_EXERCISE DIRECTIONS_:
For the data below, transcribe the part that opens with the line containing "Write a component" and closes with the line containing "const H = 749;", exactly and with no pictures.

_RECORDS PROVIDED_:
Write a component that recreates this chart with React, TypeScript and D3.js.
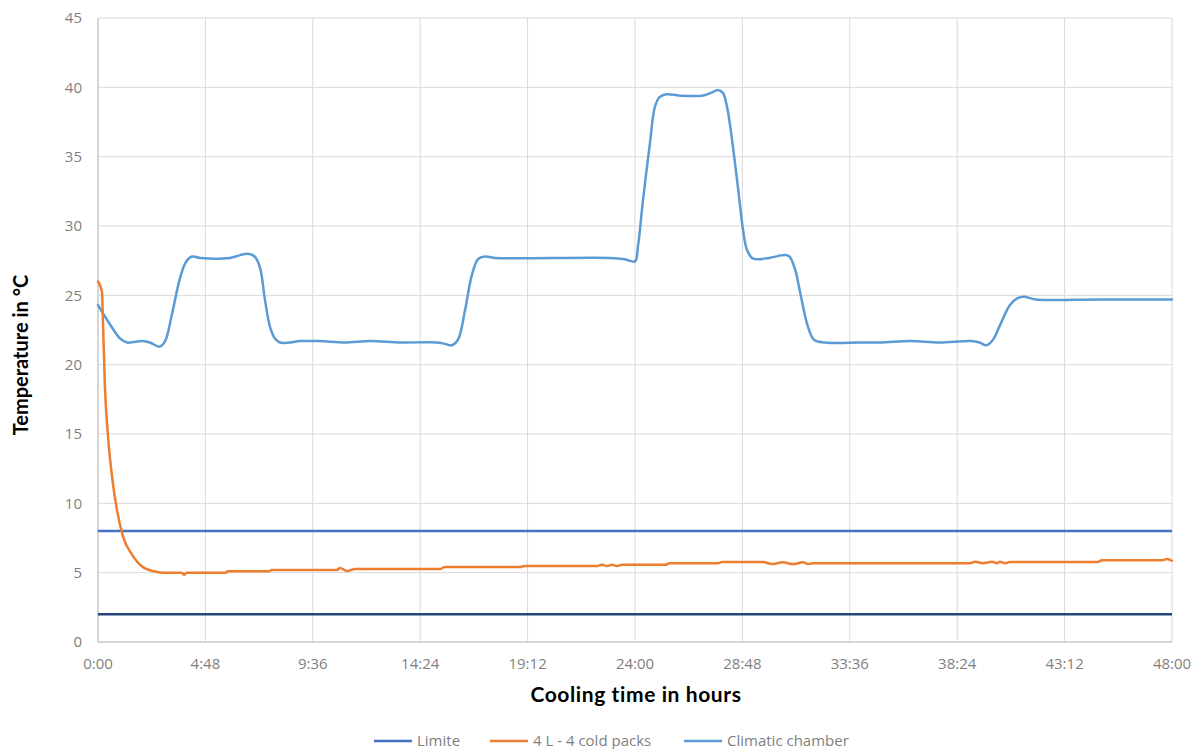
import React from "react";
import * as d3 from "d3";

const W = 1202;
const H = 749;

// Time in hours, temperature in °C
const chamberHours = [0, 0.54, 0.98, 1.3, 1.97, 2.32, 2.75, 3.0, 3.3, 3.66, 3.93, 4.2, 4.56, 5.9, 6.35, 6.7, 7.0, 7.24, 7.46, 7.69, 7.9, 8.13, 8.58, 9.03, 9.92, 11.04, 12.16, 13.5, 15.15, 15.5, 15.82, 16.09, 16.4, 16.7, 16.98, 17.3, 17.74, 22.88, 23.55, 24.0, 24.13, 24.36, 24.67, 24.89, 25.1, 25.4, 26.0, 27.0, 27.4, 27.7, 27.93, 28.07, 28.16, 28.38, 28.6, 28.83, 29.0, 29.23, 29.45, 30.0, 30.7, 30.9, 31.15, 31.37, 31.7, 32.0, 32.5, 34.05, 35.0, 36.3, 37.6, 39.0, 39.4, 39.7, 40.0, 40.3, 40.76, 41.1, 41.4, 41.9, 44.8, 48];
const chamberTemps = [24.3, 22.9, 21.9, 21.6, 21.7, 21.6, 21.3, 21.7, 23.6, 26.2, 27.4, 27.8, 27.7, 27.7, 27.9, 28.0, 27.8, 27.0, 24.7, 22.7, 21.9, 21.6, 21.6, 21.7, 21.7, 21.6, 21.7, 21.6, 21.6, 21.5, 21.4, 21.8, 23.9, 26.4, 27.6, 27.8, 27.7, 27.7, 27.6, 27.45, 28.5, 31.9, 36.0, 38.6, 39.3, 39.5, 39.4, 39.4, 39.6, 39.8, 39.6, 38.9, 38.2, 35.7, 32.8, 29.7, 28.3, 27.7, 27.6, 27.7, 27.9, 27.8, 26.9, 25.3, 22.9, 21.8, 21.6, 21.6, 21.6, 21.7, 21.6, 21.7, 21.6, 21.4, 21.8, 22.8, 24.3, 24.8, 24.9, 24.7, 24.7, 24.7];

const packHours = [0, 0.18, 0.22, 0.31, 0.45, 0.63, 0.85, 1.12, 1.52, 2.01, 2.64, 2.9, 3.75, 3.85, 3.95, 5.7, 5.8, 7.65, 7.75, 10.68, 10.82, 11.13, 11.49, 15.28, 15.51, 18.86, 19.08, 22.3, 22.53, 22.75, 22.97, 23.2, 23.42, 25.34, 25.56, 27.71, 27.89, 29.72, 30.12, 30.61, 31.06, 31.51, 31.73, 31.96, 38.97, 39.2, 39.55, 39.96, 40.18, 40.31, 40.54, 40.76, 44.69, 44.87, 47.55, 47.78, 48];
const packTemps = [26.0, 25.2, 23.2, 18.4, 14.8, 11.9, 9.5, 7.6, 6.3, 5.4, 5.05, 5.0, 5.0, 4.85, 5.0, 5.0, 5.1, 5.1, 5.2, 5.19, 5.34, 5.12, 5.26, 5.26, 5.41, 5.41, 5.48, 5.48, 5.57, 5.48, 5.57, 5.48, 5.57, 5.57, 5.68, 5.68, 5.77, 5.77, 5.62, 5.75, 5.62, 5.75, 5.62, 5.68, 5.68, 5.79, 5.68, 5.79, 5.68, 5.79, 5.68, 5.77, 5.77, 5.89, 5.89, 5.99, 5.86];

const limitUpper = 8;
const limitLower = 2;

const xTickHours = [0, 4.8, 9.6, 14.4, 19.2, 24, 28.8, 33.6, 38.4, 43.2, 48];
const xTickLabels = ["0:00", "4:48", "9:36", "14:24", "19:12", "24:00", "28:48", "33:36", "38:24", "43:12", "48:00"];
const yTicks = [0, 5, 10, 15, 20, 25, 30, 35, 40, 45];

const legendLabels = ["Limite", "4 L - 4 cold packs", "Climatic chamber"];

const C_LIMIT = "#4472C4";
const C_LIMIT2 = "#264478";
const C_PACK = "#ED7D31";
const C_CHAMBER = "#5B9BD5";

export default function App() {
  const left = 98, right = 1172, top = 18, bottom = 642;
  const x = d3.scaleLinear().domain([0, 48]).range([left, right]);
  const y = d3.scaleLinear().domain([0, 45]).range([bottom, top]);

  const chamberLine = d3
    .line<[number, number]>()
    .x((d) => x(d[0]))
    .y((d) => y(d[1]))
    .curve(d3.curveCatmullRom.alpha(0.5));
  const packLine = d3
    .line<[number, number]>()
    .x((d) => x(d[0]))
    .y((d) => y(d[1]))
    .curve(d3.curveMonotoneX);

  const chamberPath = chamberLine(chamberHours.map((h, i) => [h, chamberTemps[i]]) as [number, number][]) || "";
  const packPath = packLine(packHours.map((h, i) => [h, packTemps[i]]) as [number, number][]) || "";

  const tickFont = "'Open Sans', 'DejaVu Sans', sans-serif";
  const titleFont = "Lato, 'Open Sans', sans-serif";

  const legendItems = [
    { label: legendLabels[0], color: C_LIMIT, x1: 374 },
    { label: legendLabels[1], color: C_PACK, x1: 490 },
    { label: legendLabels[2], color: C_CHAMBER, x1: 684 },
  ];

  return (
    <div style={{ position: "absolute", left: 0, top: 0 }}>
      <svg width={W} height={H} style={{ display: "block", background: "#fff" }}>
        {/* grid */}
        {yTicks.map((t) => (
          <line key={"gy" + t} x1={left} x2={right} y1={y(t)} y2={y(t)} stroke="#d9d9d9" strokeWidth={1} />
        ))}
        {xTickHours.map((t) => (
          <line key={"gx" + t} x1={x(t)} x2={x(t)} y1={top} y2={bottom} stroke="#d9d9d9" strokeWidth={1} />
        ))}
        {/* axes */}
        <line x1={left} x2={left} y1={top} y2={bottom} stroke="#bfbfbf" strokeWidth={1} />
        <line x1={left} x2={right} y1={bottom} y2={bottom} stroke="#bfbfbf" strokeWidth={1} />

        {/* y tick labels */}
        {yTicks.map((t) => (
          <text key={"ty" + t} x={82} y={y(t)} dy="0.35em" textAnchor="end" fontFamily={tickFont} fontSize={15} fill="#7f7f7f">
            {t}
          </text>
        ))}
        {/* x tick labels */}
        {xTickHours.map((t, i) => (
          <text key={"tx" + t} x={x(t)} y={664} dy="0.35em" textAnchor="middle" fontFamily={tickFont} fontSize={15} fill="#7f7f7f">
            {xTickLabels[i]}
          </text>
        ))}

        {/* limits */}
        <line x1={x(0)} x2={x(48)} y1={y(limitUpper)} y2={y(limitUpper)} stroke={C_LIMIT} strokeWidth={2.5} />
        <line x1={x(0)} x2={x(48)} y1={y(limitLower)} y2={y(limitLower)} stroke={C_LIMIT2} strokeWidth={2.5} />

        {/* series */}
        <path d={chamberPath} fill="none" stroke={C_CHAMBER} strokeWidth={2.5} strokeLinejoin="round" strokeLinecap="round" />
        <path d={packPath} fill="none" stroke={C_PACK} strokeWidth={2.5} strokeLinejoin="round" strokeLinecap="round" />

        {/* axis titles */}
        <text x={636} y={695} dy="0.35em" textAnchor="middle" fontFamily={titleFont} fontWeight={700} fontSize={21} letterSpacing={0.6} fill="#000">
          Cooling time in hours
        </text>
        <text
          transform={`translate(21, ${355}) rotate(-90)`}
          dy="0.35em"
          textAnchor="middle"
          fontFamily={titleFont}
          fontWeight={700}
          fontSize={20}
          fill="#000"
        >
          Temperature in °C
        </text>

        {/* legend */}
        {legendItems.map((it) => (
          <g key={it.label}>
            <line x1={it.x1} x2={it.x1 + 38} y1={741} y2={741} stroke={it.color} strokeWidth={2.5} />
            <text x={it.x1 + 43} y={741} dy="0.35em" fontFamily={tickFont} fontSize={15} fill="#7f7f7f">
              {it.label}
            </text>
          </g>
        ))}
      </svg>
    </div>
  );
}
==
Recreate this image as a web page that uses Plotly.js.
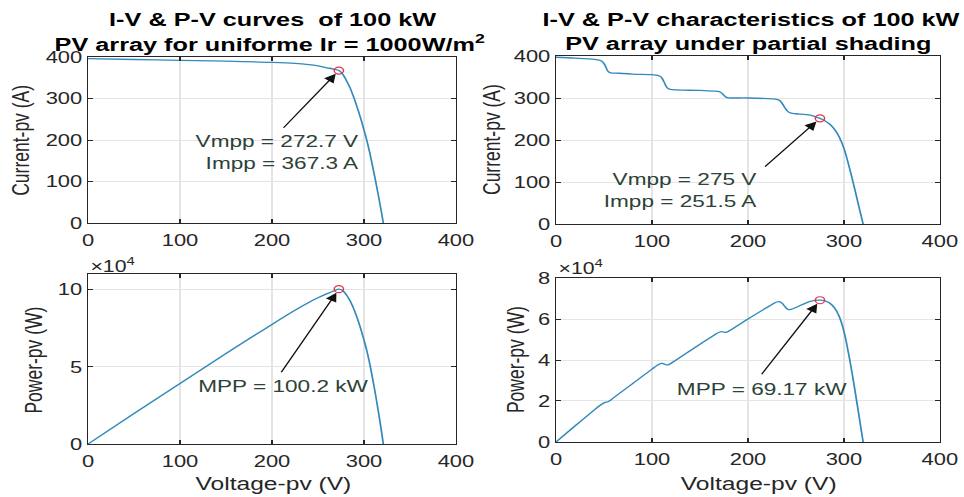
--
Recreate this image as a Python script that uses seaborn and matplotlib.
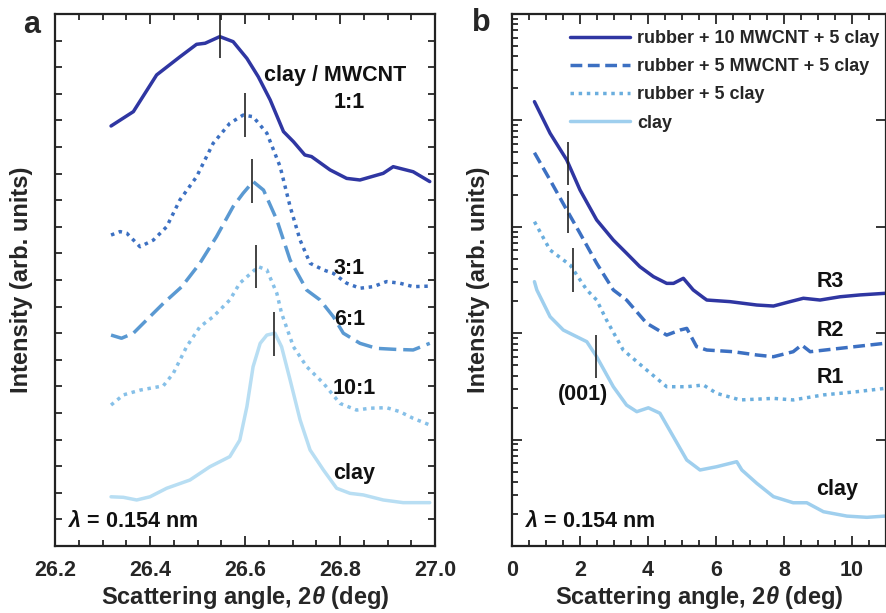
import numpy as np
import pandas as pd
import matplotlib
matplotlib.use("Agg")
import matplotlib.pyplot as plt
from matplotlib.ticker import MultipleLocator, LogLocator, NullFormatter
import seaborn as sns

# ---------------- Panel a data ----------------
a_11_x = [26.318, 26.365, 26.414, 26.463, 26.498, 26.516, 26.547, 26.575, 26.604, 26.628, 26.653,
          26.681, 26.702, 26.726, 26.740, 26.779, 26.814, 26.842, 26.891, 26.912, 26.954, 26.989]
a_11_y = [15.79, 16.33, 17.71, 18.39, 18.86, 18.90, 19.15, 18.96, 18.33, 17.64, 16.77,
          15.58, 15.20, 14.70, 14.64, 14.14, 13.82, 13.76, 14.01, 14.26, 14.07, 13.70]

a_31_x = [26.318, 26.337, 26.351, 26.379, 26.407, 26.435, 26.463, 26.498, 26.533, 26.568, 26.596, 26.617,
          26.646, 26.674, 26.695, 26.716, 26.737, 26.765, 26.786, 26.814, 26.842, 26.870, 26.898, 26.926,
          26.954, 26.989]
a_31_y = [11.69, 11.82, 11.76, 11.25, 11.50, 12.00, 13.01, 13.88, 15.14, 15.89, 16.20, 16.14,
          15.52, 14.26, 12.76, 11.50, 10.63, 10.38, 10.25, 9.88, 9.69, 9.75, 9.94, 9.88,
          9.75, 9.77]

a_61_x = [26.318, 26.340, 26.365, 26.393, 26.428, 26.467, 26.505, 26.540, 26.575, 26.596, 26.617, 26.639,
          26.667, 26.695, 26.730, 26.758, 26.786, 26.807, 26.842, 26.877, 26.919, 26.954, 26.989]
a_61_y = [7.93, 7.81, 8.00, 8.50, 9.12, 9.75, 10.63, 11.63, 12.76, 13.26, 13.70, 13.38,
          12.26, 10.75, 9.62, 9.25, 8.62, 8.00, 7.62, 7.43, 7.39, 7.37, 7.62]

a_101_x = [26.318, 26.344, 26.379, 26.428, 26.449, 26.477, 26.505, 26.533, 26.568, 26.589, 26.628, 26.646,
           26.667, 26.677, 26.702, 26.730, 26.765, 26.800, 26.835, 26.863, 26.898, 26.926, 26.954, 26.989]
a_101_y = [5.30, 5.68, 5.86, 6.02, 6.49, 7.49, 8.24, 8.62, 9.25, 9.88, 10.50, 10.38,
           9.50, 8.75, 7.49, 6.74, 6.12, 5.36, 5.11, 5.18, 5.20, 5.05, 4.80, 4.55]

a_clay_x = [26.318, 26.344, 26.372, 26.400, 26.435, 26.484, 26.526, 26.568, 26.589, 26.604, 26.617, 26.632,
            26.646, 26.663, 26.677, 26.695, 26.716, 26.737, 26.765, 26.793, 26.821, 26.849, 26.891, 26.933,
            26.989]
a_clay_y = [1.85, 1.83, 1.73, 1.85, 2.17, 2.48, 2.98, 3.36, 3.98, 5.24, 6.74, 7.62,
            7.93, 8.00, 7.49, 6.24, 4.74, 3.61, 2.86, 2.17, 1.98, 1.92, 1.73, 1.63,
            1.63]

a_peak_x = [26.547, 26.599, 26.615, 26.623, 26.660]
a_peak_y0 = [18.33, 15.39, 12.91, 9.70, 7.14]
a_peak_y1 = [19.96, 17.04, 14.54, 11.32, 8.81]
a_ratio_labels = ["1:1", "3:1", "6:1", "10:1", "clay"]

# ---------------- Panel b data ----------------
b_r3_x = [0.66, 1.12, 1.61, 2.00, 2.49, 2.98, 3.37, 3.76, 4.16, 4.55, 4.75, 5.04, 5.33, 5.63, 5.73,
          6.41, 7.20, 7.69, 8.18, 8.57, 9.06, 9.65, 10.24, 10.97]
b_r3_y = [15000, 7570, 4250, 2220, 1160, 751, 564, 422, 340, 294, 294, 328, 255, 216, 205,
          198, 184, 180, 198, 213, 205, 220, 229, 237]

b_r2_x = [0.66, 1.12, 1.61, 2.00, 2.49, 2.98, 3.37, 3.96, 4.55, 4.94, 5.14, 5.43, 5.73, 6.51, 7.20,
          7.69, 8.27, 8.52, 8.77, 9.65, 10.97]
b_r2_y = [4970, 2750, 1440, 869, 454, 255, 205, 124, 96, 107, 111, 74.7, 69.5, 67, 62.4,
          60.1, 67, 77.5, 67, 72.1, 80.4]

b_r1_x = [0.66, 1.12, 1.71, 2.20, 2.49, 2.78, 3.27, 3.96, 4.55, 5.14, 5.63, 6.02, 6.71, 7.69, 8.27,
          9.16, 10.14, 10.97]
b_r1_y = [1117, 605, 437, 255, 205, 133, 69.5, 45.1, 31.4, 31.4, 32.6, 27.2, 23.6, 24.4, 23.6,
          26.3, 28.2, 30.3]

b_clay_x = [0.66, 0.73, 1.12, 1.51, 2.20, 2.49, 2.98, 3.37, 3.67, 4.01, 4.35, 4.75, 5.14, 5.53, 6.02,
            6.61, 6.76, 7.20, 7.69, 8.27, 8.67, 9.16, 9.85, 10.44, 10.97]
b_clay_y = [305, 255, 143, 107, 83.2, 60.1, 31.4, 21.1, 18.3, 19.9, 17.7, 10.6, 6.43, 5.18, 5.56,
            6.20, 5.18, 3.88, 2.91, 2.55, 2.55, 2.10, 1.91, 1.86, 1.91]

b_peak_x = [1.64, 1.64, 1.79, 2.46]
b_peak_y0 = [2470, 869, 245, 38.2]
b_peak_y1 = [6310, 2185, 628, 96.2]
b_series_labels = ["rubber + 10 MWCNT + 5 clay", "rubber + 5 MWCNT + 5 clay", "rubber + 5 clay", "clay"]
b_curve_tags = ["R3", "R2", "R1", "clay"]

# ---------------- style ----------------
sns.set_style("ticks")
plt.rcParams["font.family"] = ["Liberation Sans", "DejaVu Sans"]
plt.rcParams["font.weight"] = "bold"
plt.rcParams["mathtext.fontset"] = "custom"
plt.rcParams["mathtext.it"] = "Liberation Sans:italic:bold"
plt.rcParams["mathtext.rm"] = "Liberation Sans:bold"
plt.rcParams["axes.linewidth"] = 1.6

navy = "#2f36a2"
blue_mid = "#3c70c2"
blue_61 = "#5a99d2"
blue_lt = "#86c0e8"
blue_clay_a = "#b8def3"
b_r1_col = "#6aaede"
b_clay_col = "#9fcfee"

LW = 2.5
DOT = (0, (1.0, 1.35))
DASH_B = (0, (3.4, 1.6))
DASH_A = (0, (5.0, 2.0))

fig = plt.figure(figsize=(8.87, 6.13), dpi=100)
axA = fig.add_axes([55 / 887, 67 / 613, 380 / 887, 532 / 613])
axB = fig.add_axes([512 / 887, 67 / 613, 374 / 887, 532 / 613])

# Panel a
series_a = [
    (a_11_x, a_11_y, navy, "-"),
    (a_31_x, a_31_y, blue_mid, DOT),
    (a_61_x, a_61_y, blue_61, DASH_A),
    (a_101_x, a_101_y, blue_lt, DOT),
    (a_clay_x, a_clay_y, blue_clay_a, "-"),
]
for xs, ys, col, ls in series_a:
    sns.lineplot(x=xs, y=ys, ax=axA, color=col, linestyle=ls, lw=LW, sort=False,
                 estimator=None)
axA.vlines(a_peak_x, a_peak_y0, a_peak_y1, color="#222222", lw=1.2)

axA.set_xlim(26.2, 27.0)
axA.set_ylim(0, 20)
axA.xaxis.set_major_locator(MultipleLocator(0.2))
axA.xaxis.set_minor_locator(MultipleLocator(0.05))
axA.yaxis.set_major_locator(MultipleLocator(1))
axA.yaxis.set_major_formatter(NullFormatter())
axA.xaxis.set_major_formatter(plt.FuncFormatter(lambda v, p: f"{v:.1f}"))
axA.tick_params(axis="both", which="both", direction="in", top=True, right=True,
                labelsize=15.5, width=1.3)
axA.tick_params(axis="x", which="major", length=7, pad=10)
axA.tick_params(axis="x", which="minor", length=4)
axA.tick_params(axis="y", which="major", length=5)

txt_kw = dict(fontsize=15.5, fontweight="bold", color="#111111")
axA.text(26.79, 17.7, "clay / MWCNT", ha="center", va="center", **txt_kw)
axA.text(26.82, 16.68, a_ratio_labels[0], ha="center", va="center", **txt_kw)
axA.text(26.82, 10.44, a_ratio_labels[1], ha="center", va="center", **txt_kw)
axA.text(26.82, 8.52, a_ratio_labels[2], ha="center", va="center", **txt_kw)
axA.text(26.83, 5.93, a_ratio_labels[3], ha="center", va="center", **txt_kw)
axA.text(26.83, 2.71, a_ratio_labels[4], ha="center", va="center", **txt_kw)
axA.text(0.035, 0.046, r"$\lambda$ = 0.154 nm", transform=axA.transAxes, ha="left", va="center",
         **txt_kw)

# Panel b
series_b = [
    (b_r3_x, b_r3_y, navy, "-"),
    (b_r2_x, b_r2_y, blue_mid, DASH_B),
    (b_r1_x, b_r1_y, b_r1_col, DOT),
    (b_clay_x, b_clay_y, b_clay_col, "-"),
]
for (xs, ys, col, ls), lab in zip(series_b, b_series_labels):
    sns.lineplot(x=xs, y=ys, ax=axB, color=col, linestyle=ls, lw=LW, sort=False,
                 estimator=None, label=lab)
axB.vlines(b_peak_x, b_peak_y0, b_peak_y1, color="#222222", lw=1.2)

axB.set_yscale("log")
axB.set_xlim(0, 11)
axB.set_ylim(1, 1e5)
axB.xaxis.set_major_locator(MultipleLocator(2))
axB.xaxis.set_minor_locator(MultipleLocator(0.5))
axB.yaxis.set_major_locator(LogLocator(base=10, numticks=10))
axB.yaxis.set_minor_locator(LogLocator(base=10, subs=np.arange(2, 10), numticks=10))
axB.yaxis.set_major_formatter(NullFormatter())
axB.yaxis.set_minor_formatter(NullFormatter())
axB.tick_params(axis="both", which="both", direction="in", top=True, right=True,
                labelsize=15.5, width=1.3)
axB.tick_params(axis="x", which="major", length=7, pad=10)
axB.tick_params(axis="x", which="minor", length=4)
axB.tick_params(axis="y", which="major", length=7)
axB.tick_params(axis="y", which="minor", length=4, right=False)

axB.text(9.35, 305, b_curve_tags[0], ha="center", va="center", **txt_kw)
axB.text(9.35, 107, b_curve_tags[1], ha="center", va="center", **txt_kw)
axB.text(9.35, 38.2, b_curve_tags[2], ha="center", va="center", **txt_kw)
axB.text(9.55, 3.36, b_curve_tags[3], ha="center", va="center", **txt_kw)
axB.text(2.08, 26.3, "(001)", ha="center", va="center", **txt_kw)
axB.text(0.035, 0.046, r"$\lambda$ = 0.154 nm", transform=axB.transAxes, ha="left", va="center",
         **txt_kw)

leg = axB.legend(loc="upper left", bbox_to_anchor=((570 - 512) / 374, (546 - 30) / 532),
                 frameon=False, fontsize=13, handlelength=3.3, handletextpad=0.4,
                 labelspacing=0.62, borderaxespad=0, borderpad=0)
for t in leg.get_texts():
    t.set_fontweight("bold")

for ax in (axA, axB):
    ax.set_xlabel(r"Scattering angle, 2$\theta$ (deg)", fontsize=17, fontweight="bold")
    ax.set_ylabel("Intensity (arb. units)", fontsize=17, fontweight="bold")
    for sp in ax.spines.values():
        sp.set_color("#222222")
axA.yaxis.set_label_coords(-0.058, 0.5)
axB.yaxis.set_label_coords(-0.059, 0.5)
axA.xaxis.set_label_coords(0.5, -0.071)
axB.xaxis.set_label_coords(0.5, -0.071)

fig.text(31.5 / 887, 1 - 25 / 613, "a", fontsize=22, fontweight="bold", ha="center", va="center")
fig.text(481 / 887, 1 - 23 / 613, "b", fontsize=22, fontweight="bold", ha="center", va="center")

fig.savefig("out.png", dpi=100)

_EXERCISE SOLUTION_:
Write a component that recreates this chart with React, TypeScript and D3.js.
import React from "react";
import * as d3 from "d3";

const W = 1202;
const H = 749;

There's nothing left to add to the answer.